A exportação de leite voltou ao centro do debate do setor lácteo brasileiro como alternativa estrutural para enfrentar uma crise que, segundo especialistas, deixou de ser conjuntural e passou a se repetir em ciclos cada vez mais curtos.
No Sul do país, a Aliança Láctea Sul Brasileira articula estudos, propostas e ações para abrir mercados internacionais e reposicionar o leite nacional em um cenário global altamente competitivo.
Quem coordena esse trabalho é o economista Airton Spies, doutor em Economia dos Recursos Naturais e natural de Itapiranga, em Santa Catarina. Atuando como palestrante e consultor, Spies avalia que o setor vive uma dinâmica de instabilidade crônica. Na sua análise, praticamente a cada dois anos o produtor rural alterna períodos de preços elevados com fases de forte depressão, resultado direto do desequilíbrio entre oferta e demanda.
De acordo com os levantamentos apresentados pelo especialista, o Brasil enfrenta atualmente um excedente estimado em cerca de 1,7 bilhão de litros de leite. Essa sobra pressiona os preços pagos ao produtor e amplia a vulnerabilidade da cadeia produtiva. Para Spies, enquanto o consumo interno cresce lentamente, a produção avança em ritmo superior, criando um gargalo que não pode mais ser absorvido apenas pelo mercado doméstico.
Nesse contexto, a competitividade internacional aparece como o principal desafio. Spies chama atenção para a diferença estrutural entre o leite e outros segmentos do agronegócio brasileiro. Segundo ele, setores como suinocultura, avicultura e carne bovina destinam cerca de um terço de sua produção ao mercado externo, o que funciona como válvula de escape em momentos de excesso de oferta. Já o leite segue caminho inverso, com cerca de 9% do consumo interno sendo suprido por importações, especialmente da Argentina e do Uruguai, países que operam com custos de produção mais baixos.
A preocupação com esse cenário levou o tema à agenda política regional. Conforme destacou o consultor, o Codesul — bloco que reúne Rio Grande do Sul, Santa Catarina, Paraná e Mato Grosso do Sul — programou uma reunião em Curitiba para discutir o Plano de Desenvolvimento e Incentivos às exportações de lácteos. O encontro envolve governadores e busca alinhar políticas públicas voltadas à inserção internacional do setor.

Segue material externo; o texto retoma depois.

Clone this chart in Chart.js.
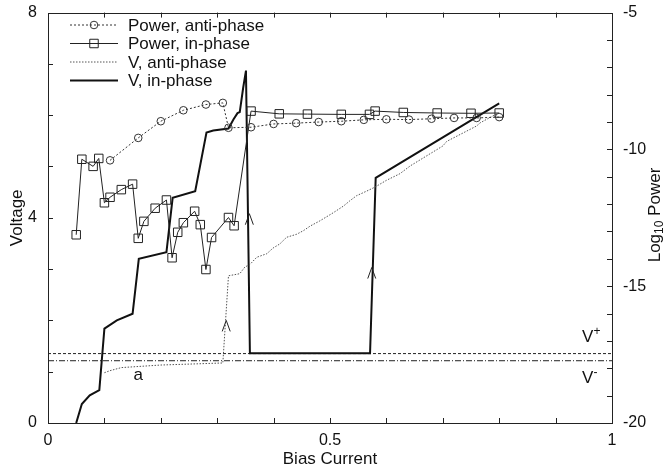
<!DOCTYPE html>
<html>
<head>
<meta charset="utf-8">
<script src="https://cdn.jsdelivr.net/npm/chart.js@4.4.0/dist/chart.umd.min.js"></script>
<style>
  body { margin: 0; background: #fff; }
</style>
</head>
<body>
<canvas id="myChart" width="668" height="473"></canvas>
<script>
// values
var powerAntiX = [0.11, 0.16, 0.20, 0.24, 0.28, 0.31, 0.32, 0.36, 0.40, 0.44, 0.48, 0.52, 0.56, 0.60, 0.64, 0.68, 0.72, 0.76, 0.80];
var powerAntiY = [-10.40, -9.58, -8.97, -8.57, -8.36, -8.30, -9.21, -9.19, -9.07, -9.04, -9.00, -8.97, -8.92, -8.90, -8.91, -8.88, -8.85, -8.85, -8.82];

var powerInX = [0.05, 0.06, 0.08, 0.09, 0.10, 0.11, 0.13, 0.15, 0.16, 0.17, 0.19, 0.21, 0.22, 0.23, 0.24, 0.26, 0.27, 0.28, 0.29, 0.32, 0.33, 0.36, 0.41, 0.46, 0.52, 0.57, 0.58, 0.63, 0.69, 0.75, 0.80];
var powerInY = [-13.12, -10.36, -10.62, -10.33, -11.95, -11.75, -11.47, -11.27, -13.25, -12.63, -12.15, -11.85, -13.96, -13.03, -12.68, -12.26, -12.75, -14.39, -13.22, -12.49, -12.79, -8.60, -8.70, -8.71, -8.72, -8.72, -8.60, -8.65, -8.67, -8.68, -8.67];

var vAntiX = [0.10, 0.11, 0.13, 0.20, 0.31, 0.32, 0.34, 0.349, 0.358, 0.37, 0.388, 0.399, 0.411, 0.423, 0.441, 0.453, 0.465, 0.482, 0.506, 0.524, 0.535, 0.547, 0.565, 0.58, 0.60, 0.624, 0.642, 0.70, 0.707, 0.76, 0.766, 0.798];
var vAntiY = [0.98, 1.02, 1.08, 1.13, 1.17, 2.87, 2.91, 3.04, 3.09, 3.23, 3.30, 3.41, 3.49, 3.62, 3.68, 3.75, 3.84, 3.94, 4.10, 4.23, 4.33, 4.43, 4.52, 4.60, 4.73, 4.86, 5.01, 5.40, 5.49, 5.79, 5.85, 6.04];

var vInX = [0.05, 0.06, 0.074, 0.091, 0.10, 0.122, 0.15, 0.161, 0.21, 0.221, 0.261, 0.281, 0.293, 0.32, 0.329, 0.336, 0.34, 0.346, 0.351, 0.358, 0.571, 0.581, 0.80];
var vInY = [0.0, 0.37, 0.54, 0.64, 1.84, 2.0, 2.13, 3.2, 3.33, 4.39, 4.52, 5.66, 5.70, 5.74, 5.92, 6.04, 6.06, 6.53, 6.87, 1.36, 1.36, 4.78, 6.23];

var vPlus = 1.353;
var vMinus = 1.214;

// arrow heads (pointing up) sitting on the jump lines
var arrowX = [0.316, 0.357, 0.574];
var arrowY = [2.0, 4.08, 3.03];

var xTicks = [0, 0.5, 1];
var yTicks = [0, 4, 8];
var y2Ticks = [-20, -15, -10, -5];

var FONT = "'Liberation Sans', Arial, sans-serif";

function pts(xs, ys) {
  return xs.map(function(x, i) { return { x: x, y: ys[i] }; });
}

var datasets = [
  {
    label: 'Power, anti-phase',
    data: pts(powerAntiX, powerAntiY),
    yAxisID: 'y2',
    borderColor: '#333',
    borderWidth: 1,
    borderDash: [2, 2],
    pointStyle: 'circle',
    pointRadius: 3.8,
    pointBorderColor: '#333',
    pointBackgroundColor: 'transparent',
    pointBorderWidth: 1
  },
  {
    label: 'Power, in-phase',
    data: pts(powerInX, powerInY),
    yAxisID: 'y2',
    borderColor: '#222',
    borderWidth: 1,
    pointStyle: 'rect',
    pointRadius: 6,
    pointBorderColor: '#222',
    pointBackgroundColor: 'transparent',
    pointBorderWidth: 1
  },
  {
    label: 'V, anti-phase',
    data: pts(vAntiX, vAntiY),
    yAxisID: 'y',
    borderColor: '#555',
    borderWidth: 1,
    borderDash: [1.5, 1.5],
    pointRadius: 0
  },
  {
    label: 'V, in-phase',
    data: pts(vInX, vInY),
    yAxisID: 'y',
    borderColor: '#111',
    borderWidth: 2,
    pointRadius: 0
  },
  {
    label: 'V+',
    data: [{ x: 0, y: vPlus }, { x: 1, y: vPlus }],
    yAxisID: 'y',
    borderColor: '#222',
    borderWidth: 1,
    borderDash: [3, 2],
    pointRadius: 0,
    noKey: true
  },
  {
    label: 'V-',
    data: [{ x: 0, y: vMinus }, { x: 1, y: vMinus }],
    yAxisID: 'y',
    borderColor: '#222',
    borderWidth: 1,
    borderDash: [6, 2, 1, 2],
    pointRadius: 0,
    noKey: true
  }
];

// frame, inward ticks, key, arrows and labels
var decor = {
  id: 'decor',
  afterDatasetsDraw: function(chart) {
    var ctx = chart.ctx, a = chart.chartArea, s = chart.scales;
    ctx.save();
    ctx.strokeStyle = '#222';
    ctx.lineWidth = 1;
    ctx.setLineDash([]);
    ctx.strokeRect(Math.round(a.left) + 0.5, Math.round(a.top) + 0.5, Math.round(a.right - a.left), Math.round(a.bottom - a.top));

    var tl = 5, v, p;
    ctx.beginPath();
    for (v = 0.1; v < 0.999; v += 0.1) {
      p = Math.round(s.x.getPixelForValue(v)) + 0.5;
      ctx.moveTo(p, a.bottom); ctx.lineTo(p, a.bottom - tl);
      ctx.moveTo(p, a.top); ctx.lineTo(p, a.top + tl);
    }
    for (v = 1; v < 8; v++) {
      p = Math.round(s.y.getPixelForValue(v)) + 0.5;
      ctx.moveTo(a.left, p); ctx.lineTo(a.left + tl, p);
    }
    for (v = -19; v < -5; v++) {
      p = Math.round(s.y2.getPixelForValue(v)) + 0.5;
      ctx.moveTo(a.right, p); ctx.lineTo(a.right - tl, p);
    }
    ctx.stroke();

    // arrow heads
    ctx.lineWidth = 1;
    for (var i = 0; i < arrowX.length; i++) {
      var ax = s.x.getPixelForValue(arrowX[i]);
      var ay = s.y.getPixelForValue(arrowY[i]);
      ctx.beginPath();
      ctx.moveTo(ax - 4, ay + 11);
      ctx.lineTo(ax, ay);
      ctx.lineTo(ax + 4, ay + 11);
      ctx.stroke();
    }

    // key
    ctx.textBaseline = 'middle';
    var rowY = [25, 43.5, 62, 80.5];
    chart.data.datasets.forEach(function(ds, k) {
      if (ds.noKey) return;
      var y = rowY[k];
      ctx.strokeStyle = ds.borderColor;
      ctx.lineWidth = ds.borderWidth;
      ctx.setLineDash(ds.borderDash || []);
      ctx.beginPath();
      ctx.moveTo(70, y);
      ctx.lineTo(118, y);
      ctx.stroke();
      ctx.setLineDash([]);
      if (ds.pointRadius > 0) {
        ctx.lineWidth = 1;
        ctx.fillStyle = 'rgba(0,0,0,0)';
        Chart.helpers.drawPoint(ctx, { pointStyle: ds.pointStyle, radius: ds.pointRadius, borderWidth: 1 }, 94, y);
      }
      ctx.fillStyle = '#111';
      ctx.font = '17px ' + FONT;
      ctx.fillText(ds.label, 128, y + 1);
    });

    // text labels in the plot
    ctx.fillStyle = '#111';
    ctx.font = '17px ' + FONT;
    ctx.textAlign = 'center';
    ctx.fillText('a', s.x.getPixelForValue(0.16), s.y.getPixelForValue(0.93));
    supLabel(ctx, '+', s.x.getPixelForValue(0.947), s.y.getPixelForValue(1.67));
    supLabel(ctx, '-', s.x.getPixelForValue(0.947), s.y.getPixelForValue(0.87));

    // right axis title, Log10 Power
    ctx.save();
    ctx.translate(655, 215);
    ctx.rotate(-Math.PI / 2);
    ctx.textAlign = 'left';
    ctx.textBaseline = 'middle';
    var big = '17px ' + FONT, small = '12px ' + FONT;
    ctx.font = big;
    var w1 = ctx.measureText('Log').width, w3 = ctx.measureText(' Power').width;
    ctx.font = small;
    var w2 = ctx.measureText('10').width;
    var x0 = -(w1 + w2 + w3) / 2;
    ctx.font = big;
    ctx.fillText('Log', x0, 0);
    ctx.font = small;
    ctx.fillText('10', x0 + w1, 5);
    ctx.font = big;
    ctx.fillText(' Power', x0 + w1 + w2, 0);
    ctx.restore();

    ctx.restore();
  }
};

function supLabel(ctx, sign, x, y) {
  ctx.save();
  ctx.textAlign = 'left';
  ctx.textBaseline = 'middle';
  ctx.font = '17px ' + FONT;
  ctx.fillText('V', x, y);
  var w = ctx.measureText('V').width;
  ctx.font = '12px ' + FONT;
  ctx.fillText(sign, x + w, y - 6);
  ctx.restore();
}

var ctx = document.getElementById('myChart').getContext('2d');
var chart = new Chart(ctx, {
  type: 'line',
  data: { datasets: datasets },
  options: {
    responsive: false,
    animation: false,
    devicePixelRatio: 1,
    layout: { padding: { top: 11, left: 0, right: 0, bottom: 0 } },
    elements: { line: { tension: 0 } },
    plugins: { legend: { display: false }, tooltip: { enabled: false } },
    scales: {
      x: {
        type: 'linear',
        min: 0, max: 1,
        grid: { display: false },
        border: { display: false },
        afterFit: function(sc) { sc.height = 50; },
        afterBuildTicks: function(sc) { sc.ticks = xTicks.map(function(v) { return { value: v }; }); },
        ticks: {
          padding: 0,
          color: '#111',
          font: { family: FONT, size: 16 },
          maxRotation: 0,
          callback: function(v) { return String(v); }
        },
        title: { display: true, text: 'Bias Current', color: '#111', font: { family: FONT, size: 17 }, padding: { top: 0, bottom: 3 } }
      },
      y: {
        position: 'left',
        min: 0, max: 8,
        grid: { display: false },
        border: { display: false },
        afterFit: function(sc) { sc.width = 48; },
        afterBuildTicks: function(sc) { sc.ticks = yTicks.map(function(v) { return { value: v }; }); },
        ticks: { padding: 3, color: '#111', font: { family: FONT, size: 16 } },
        title: { display: true, text: 'Voltage', color: '#111', font: { family: FONT, size: 17 }, padding: { top: 7, bottom: 0 } }
      },
      y2: {
        position: 'right',
        min: -20, max: -5,
        grid: { display: false },
        border: { display: false },
        afterFit: function(sc) { sc.width = 56; },
        afterBuildTicks: function(sc) { sc.ticks = y2Ticks.map(function(v) { return { value: v }; }); },
        ticks: { padding: 3, color: '#111', font: { family: FONT, size: 16 } }
      }
    }
  },
  plugins: [decor]
});
</script>
</body>
</html>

O Conselho de Desenvolvimento da Região Sul atua em parceria com o BRDE, o Banco Regional de Desenvolvimento Econômico, na construção dessas propostas. Na avaliação de Spies, o objetivo é garantir um “passaporte” para o leite brasileiro, criando condições para que o país dispute espaço no mercado mundial de forma sustentável. Ele ressalta que medidas emergenciais para aliviar a crise atual são importantes, mas insuficientes se não vierem acompanhadas de uma reestruturação profunda da cadeia.

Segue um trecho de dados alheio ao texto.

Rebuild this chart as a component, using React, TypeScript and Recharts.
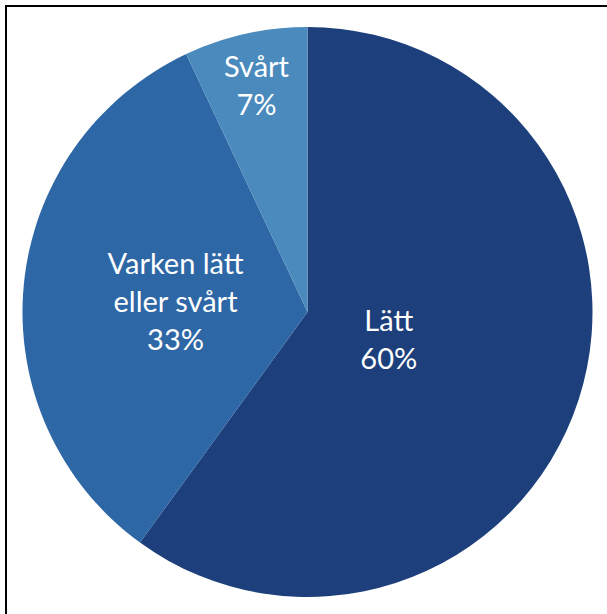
import React from "react";
import { PieChart, Pie, Cell } from "recharts";

const categories = ["Lätt", "Varken lätt eller svårt", "Svårt"];
const labelLines = [["Lätt"], ["Varken lätt", "eller svårt"], ["Svårt"]];
const values = [60, 33, 7];
const colors = ["#1d3f7b", "#2e67a6", "#4a8abd"];
// label distance from centre as fraction of the radius (layout only)
const labelRadiusFrac = [0.3, 0.465, 0.82];

const data = categories.map((name, i) => ({ name, value: values[i] }));

const RAD = Math.PI / 180;
const LINE_H = 38;

const renderLabel = (props: any) => {
  const { cx, cy, midAngle, outerRadius, index, value } = props;
  const r = outerRadius * labelRadiusFrac[index];
  const x = cx + r * Math.cos(-midAngle * RAD);
  const y = cy + r * Math.sin(-midAngle * RAD);
  const lines = [...labelLines[index], `${value}%`];
  const startY = y - ((lines.length - 1) * LINE_H) / 2;
  return (
    <text
      x={x}
      y={startY}
      fill="#ffffff"
      textAnchor="middle"
      dominantBaseline="central"
      fontFamily="Lato, 'Open Sans', sans-serif"
      fontSize={29}
    >
      {lines.map((l, i) => (
        <tspan key={i} x={x} y={startY + i * LINE_H}>
          {l}
        </tspan>
      ))}
    </text>
  );
};

export default function App() {
  return (
    <div
      style={{
        position: "absolute",
        left: 0,
        top: 0,
        width: 607,
        height: 614,
        overflow: "hidden",
        background: "#ffffff",
      }}
    >
      <div
        style={{
          position: "absolute",
          left: 5,
          top: 5,
          width: 700,
          height: 700,
          borderLeft: "2px solid #000",
          borderTop: "2px solid #000",
        }}
      />
      <div style={{ position: "absolute", left: 0, top: 0 }}>
        <PieChart width={607} height={614} margin={{ top: 0, right: 0, bottom: 0, left: 0 }}>
          <Pie
            data={data}
            dataKey="value"
            nameKey="name"
            cx={307.5}
            cy={312}
            outerRadius={285}
            startAngle={90}
            endAngle={-270}
            stroke="none"
            label={renderLabel}
            labelLine={false}
            isAnimationActive={false}
          >
            {data.map((d, i) => (
              <Cell key={d.name} fill={colors[i]} />
            ))}
          </Pie>
        </PieChart>
      </div>
    </div>
  );
}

Segundo o especialista, a pressão por preços mais baixos não vem apenas do campo. Indústrias e grandes redes de supermercados, diante da concorrência internacional, buscam produtos lácteos em outros países quando encontram valores inferiores aos praticados no mercado interno. Esse movimento, afirma Spies, evidencia a urgência de transformar o leite brasileiro em um produto competitivo também fora das fronteiras nacionais.
O setor passa, portanto, por uma transformação estrutural acelerada. Alguns produtores já operam dentro de padrões internacionais de eficiência, qualidade e escala, mas a maioria ainda enfrenta dificuldades significativas. Para o coordenador da Aliança Láctea Sul Brasileira, a redução de custos é o ponto central dessa equação e determinará quem conseguirá permanecer na atividade.
Dados do relatório da entidade revelam um encolhimento expressivo no número de produtores nos últimos dez anos nos estados do Sul. O Rio Grande do Sul passou de 84 mil para cerca de 28 mil produtores de leite. Em Santa Catarina, o número caiu de 70 mil para aproximadamente 22 mil. Quem permanece na atividade, em geral, amplia o plantel e a escala de produção, enquanto outros acabam excluídos do sistema.
Na avaliação de Airton Spies, esse processo é consequência direta da ausência de uma política consistente de exportação e não apresenta solução simples. Para ele, o caminho já foi trilhado com sucesso por outras cadeias do agronegócio brasileiro. “O propósito é desenvolver a competitividade global do leite brasileiro, da mesma forma que ocorreu com frango, suínos e gado de corte”, conclui o especialista, reforçando que a exportação deixou de ser uma opção e se tornou uma necessidade estratégica para o futuro do setor.